# [THE REQUEST]
Exact reproduction is required for the lines bounded by the one containing "Write a Python" and the one containing "ax.set_ylim(0, 252.4)", both bounds included. Print them without any pictures.

Items from a dataset

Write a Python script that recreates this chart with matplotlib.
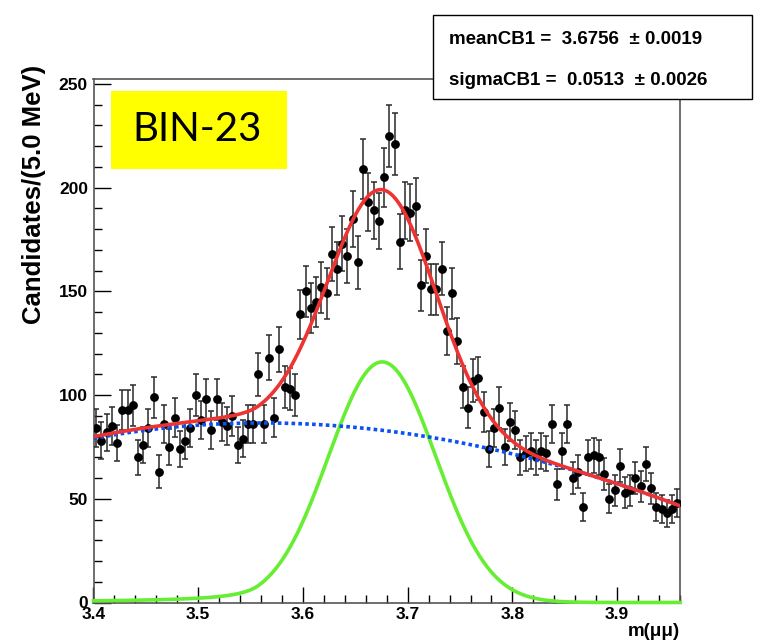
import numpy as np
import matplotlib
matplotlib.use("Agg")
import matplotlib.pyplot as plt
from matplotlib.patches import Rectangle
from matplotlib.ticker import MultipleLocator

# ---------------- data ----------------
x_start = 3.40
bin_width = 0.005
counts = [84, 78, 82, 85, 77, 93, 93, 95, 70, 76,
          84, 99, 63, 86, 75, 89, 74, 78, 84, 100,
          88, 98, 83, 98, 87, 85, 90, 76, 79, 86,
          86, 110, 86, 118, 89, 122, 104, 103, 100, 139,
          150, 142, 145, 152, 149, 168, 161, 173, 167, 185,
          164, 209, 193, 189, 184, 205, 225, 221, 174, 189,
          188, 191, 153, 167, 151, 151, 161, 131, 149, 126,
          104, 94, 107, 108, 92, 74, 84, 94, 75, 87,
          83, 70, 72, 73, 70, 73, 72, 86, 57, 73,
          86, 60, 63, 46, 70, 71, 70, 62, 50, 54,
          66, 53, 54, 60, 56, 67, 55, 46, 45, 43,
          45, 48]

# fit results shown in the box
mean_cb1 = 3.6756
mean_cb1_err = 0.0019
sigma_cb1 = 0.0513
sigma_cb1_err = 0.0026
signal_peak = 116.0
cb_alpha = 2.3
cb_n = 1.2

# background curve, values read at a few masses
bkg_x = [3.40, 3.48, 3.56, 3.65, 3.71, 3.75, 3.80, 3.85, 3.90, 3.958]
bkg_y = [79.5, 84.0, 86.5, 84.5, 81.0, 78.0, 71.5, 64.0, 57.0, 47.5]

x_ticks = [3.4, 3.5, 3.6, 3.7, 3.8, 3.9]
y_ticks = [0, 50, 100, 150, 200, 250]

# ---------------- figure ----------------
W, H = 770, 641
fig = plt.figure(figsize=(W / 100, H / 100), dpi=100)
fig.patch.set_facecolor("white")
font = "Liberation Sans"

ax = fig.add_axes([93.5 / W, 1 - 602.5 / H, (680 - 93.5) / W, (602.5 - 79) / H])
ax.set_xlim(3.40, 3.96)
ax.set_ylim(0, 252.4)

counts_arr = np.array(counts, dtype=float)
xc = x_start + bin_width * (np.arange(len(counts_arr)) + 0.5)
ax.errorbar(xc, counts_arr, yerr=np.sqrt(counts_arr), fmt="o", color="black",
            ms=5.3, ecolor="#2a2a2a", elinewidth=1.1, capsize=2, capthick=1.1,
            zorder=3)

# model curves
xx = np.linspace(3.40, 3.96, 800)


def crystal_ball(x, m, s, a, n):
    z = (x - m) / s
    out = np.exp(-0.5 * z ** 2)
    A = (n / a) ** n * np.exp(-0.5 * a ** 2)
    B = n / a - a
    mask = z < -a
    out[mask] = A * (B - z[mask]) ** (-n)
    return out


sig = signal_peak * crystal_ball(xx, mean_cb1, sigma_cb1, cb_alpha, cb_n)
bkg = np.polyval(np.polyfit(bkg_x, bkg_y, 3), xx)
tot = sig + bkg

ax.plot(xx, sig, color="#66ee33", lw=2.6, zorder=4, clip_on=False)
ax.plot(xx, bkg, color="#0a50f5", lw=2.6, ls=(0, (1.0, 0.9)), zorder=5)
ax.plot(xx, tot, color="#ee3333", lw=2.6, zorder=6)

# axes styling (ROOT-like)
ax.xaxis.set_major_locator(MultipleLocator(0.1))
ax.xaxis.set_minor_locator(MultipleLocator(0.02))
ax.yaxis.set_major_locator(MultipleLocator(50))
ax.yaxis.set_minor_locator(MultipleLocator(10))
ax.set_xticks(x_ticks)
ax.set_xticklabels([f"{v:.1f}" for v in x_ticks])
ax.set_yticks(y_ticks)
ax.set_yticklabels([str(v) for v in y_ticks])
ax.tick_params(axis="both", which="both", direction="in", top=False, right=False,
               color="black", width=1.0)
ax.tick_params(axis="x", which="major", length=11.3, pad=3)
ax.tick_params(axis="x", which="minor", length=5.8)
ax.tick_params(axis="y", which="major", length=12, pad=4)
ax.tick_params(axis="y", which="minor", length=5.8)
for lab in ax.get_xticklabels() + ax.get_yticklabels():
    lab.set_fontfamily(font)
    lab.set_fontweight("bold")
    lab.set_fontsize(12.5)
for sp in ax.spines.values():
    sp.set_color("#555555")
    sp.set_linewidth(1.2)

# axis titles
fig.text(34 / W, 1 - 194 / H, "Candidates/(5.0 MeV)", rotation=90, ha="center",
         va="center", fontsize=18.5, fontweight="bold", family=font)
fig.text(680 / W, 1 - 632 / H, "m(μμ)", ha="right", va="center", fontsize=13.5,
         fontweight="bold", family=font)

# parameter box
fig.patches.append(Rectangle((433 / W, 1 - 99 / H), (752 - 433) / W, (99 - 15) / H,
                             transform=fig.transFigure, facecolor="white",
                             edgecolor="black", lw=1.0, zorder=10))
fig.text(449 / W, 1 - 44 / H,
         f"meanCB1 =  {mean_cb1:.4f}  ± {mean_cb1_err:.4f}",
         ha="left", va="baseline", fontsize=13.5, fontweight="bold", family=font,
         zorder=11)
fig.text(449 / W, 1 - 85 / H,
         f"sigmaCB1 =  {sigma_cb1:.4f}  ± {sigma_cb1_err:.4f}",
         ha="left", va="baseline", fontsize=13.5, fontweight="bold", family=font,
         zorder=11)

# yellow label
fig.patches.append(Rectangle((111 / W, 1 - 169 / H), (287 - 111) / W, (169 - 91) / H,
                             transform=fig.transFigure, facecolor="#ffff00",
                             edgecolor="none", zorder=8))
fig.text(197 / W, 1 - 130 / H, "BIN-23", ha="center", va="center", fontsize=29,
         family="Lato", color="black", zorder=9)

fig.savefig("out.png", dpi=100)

--

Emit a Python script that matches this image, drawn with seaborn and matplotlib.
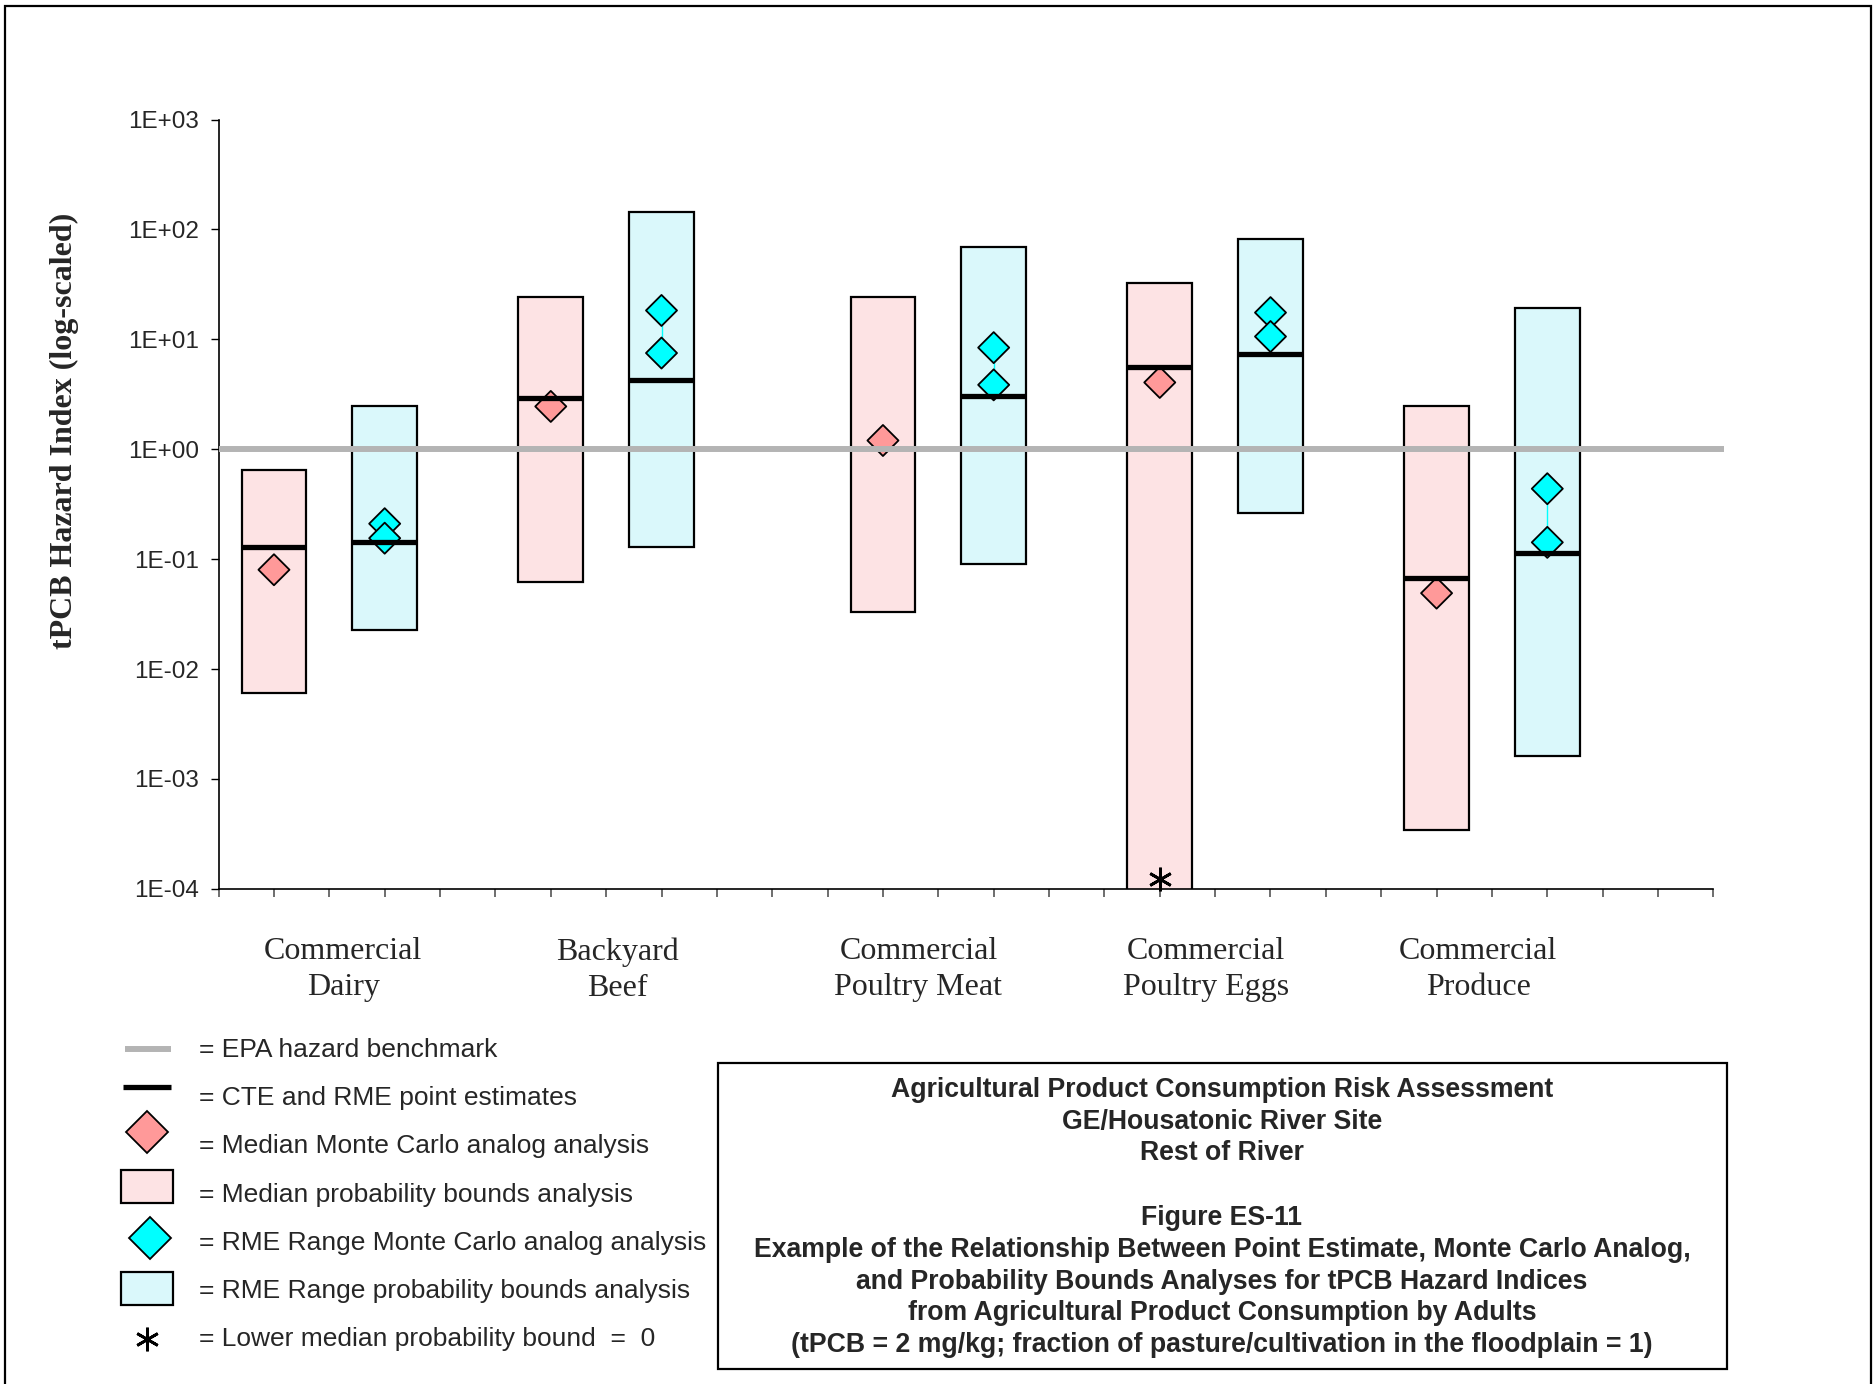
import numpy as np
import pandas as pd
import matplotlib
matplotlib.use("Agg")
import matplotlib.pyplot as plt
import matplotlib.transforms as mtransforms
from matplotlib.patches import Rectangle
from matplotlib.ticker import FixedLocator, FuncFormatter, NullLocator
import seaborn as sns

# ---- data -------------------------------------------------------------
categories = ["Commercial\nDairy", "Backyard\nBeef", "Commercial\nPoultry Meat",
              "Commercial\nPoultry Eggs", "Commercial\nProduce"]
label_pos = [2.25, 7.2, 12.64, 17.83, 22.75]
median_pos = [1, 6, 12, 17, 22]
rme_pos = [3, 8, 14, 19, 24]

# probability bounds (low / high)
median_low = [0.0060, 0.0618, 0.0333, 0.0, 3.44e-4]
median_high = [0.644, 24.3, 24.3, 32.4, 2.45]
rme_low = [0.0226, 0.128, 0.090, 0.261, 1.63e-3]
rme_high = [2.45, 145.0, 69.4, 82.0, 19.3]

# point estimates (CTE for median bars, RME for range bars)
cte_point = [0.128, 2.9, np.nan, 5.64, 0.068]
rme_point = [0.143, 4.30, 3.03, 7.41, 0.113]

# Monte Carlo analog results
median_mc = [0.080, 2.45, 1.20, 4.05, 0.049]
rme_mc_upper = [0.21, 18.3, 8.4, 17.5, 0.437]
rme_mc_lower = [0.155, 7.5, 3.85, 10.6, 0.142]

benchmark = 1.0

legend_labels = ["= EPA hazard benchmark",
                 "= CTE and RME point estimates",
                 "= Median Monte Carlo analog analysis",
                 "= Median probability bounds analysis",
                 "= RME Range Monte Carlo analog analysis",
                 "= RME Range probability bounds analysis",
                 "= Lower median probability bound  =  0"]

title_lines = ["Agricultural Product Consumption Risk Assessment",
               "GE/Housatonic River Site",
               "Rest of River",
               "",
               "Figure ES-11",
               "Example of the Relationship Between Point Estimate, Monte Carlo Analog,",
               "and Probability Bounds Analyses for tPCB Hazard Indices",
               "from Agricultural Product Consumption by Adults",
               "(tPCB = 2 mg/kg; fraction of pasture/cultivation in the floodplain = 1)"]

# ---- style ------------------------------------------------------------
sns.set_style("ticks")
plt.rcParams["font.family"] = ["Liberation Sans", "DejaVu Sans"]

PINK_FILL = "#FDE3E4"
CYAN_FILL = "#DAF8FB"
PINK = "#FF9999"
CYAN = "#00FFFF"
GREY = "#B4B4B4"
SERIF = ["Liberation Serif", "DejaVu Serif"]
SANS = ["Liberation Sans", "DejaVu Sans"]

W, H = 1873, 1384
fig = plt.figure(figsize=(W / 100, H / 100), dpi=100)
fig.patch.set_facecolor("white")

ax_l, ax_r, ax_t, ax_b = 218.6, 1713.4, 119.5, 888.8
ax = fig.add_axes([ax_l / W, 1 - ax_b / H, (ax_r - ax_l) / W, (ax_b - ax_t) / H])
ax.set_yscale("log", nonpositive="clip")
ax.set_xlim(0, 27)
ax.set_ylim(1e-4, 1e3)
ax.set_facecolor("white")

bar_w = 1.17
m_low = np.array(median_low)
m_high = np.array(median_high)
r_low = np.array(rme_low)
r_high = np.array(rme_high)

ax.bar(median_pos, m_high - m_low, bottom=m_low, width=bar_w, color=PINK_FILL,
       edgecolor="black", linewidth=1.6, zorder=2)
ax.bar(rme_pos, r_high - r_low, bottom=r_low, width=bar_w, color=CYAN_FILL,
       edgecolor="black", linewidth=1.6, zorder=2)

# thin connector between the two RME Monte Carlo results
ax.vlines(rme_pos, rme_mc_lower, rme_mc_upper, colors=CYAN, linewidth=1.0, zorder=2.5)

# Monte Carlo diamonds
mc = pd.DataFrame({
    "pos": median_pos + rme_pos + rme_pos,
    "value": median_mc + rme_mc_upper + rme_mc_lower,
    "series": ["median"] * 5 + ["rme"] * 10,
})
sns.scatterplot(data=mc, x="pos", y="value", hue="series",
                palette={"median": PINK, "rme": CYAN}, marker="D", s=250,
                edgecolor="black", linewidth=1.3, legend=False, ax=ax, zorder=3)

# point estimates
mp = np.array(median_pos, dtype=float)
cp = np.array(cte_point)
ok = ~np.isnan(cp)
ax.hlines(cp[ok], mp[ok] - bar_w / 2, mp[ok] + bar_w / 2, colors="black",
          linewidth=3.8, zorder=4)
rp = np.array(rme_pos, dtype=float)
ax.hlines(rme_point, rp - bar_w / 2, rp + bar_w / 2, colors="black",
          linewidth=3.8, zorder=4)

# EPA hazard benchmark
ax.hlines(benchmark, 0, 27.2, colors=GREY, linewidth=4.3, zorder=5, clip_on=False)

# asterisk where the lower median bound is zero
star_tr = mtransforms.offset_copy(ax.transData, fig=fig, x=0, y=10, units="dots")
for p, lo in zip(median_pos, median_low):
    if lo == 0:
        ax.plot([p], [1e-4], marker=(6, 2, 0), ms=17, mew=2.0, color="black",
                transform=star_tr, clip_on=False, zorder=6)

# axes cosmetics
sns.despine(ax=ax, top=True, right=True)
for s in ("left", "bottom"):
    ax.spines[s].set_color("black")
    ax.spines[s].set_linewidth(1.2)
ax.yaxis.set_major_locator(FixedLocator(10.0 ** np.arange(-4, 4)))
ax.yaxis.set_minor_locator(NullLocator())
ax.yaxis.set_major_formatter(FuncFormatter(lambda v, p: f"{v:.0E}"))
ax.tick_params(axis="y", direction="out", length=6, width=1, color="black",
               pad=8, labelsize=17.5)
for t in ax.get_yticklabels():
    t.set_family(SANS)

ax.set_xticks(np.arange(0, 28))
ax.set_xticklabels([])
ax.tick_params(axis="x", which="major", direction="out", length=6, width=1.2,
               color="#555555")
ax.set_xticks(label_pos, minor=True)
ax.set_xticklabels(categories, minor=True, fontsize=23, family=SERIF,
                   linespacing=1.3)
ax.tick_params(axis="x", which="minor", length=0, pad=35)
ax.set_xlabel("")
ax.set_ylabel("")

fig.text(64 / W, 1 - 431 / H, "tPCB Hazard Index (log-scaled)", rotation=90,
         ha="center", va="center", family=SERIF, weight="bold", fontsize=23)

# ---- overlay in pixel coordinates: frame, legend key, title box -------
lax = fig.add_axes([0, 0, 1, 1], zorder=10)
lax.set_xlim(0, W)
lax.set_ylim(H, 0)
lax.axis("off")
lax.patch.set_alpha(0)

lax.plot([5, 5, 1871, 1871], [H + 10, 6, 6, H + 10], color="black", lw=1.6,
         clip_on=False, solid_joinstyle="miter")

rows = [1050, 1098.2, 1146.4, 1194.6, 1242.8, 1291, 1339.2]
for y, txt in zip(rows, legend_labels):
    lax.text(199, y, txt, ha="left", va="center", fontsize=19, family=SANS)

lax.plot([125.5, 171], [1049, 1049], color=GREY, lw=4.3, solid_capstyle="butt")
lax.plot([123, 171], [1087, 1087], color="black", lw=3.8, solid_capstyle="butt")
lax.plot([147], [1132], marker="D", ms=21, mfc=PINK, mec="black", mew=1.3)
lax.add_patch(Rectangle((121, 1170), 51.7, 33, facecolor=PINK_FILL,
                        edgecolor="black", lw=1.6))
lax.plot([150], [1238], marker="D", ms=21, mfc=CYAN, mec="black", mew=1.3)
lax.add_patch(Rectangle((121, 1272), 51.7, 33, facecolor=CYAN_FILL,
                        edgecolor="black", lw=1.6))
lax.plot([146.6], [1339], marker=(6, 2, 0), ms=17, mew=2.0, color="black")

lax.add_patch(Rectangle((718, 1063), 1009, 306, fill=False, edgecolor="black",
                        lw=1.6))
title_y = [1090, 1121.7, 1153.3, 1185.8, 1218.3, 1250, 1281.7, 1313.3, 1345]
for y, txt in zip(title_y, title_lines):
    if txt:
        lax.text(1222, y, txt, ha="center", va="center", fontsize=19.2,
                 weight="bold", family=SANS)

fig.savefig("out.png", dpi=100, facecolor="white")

# [SOLUTION FOR THIS TASK]
Write a Python script that recreates this chart with matplotlib.
import numpy as np
import matplotlib
matplotlib.use("Agg")
import matplotlib.pyplot as plt
from matplotlib.patches import Rectangle
from matplotlib.ticker import MultipleLocator

# ---------------- data ----------------
x_start = 3.40
bin_width = 0.005
counts = [84, 78, 82, 85, 77, 93, 93, 95, 70, 76,
          84, 99, 63, 86, 75, 89, 74, 78, 84, 100,
          88, 98, 83, 98, 87, 85, 90, 76, 79, 86,
          86, 110, 86, 118, 89, 122, 104, 103, 100, 139,
          150, 142, 145, 152, 149, 168, 161, 173, 167, 185,
          164, 209, 193, 189, 184, 205, 225, 221, 174, 189,
          188, 191, 153, 167, 151, 151, 161, 131, 149, 126,
          104, 94, 107, 108, 92, 74, 84, 94, 75, 87,
          83, 70, 72, 73, 70, 73, 72, 86, 57, 73,
          86, 60, 63, 46, 70, 71, 70, 62, 50, 54,
          66, 53, 54, 60, 56, 67, 55, 46, 45, 43,
          45, 48]

# fit results shown in the box
mean_cb1 = 3.6756
mean_cb1_err = 0.0019
sigma_cb1 = 0.0513
sigma_cb1_err = 0.0026
signal_peak = 116.0
cb_alpha = 2.3
cb_n = 1.2

# background curve, values read at a few masses
bkg_x = [3.40, 3.48, 3.56, 3.65, 3.71, 3.75, 3.80, 3.85, 3.90, 3.958]
bkg_y = [79.5, 84.0, 86.5, 84.5, 81.0, 78.0, 71.5, 64.0, 57.0, 47.5]

x_ticks = [3.4, 3.5, 3.6, 3.7, 3.8, 3.9]
y_ticks = [0, 50, 100, 150, 200, 250]

# ---------------- figure ----------------
W, H = 770, 641
fig = plt.figure(figsize=(W / 100, H / 100), dpi=100)
fig.patch.set_facecolor("white")
font = "Liberation Sans"

ax = fig.add_axes([93.5 / W, 1 - 602.5 / H, (680 - 93.5) / W, (602.5 - 79) / H])
ax.set_xlim(3.40, 3.96)
ax.set_ylim(0, 252.4)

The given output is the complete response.